■ PROBLEM TO WORK ON
Copy the first line of the material below and every later line through the line containing "const xTicks = [0,20,40,60,80,100,120,140];", without any other output.

======

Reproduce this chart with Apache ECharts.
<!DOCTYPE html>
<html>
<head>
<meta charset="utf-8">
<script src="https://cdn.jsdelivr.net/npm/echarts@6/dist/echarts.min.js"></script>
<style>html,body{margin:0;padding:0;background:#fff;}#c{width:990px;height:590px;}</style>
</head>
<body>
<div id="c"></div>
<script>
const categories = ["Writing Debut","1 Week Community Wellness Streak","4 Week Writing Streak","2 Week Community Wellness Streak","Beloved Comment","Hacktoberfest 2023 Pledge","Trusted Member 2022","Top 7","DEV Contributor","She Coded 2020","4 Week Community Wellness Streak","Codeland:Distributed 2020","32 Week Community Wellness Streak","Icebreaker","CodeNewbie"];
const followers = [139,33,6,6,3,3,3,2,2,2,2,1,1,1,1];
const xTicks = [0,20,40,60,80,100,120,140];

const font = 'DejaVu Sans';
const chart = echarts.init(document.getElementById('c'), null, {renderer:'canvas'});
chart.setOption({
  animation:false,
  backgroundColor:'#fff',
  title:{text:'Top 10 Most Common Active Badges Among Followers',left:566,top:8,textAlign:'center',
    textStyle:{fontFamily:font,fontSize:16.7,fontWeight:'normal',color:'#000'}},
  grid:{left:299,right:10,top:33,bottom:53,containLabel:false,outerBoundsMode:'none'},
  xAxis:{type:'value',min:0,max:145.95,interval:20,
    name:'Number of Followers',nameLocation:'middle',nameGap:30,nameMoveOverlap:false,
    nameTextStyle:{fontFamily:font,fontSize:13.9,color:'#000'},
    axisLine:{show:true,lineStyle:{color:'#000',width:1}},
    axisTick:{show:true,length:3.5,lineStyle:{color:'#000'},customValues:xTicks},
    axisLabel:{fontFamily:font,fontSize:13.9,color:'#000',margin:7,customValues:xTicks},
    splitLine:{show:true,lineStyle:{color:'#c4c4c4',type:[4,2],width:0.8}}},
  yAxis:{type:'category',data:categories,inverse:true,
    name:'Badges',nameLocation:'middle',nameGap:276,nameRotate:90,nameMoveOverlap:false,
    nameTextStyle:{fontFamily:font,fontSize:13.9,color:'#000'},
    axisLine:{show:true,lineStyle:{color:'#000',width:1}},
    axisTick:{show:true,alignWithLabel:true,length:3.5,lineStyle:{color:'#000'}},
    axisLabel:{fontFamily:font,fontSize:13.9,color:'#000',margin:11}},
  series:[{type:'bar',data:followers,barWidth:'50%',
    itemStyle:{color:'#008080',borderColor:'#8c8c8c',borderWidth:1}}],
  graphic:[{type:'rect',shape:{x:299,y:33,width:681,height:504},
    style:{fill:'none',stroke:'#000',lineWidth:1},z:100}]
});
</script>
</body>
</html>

======

■ WRITTEN SOLUTION
Reproduce this chart with Apache ECharts.
<!DOCTYPE html>
<html>
<head>
<meta charset="utf-8">
<script src="https://cdn.jsdelivr.net/npm/echarts@6/dist/echarts.min.js"></script>
<style>html,body{margin:0;padding:0;background:#fff;}#c{width:990px;height:590px;}</style>
</head>
<body>
<div id="c"></div>
<script>
const categories = ["Writing Debut","1 Week Community Wellness Streak","4 Week Writing Streak","2 Week Community Wellness Streak","Beloved Comment","Hacktoberfest 2023 Pledge","Trusted Member 2022","Top 7","DEV Contributor","She Coded 2020","4 Week Community Wellness Streak","Codeland:Distributed 2020","32 Week Community Wellness Streak","Icebreaker","CodeNewbie"];
const followers = [139,33,6,6,3,3,3,2,2,2,2,1,1,1,1];
const xTicks = [0,20,40,60,80,100,120,140];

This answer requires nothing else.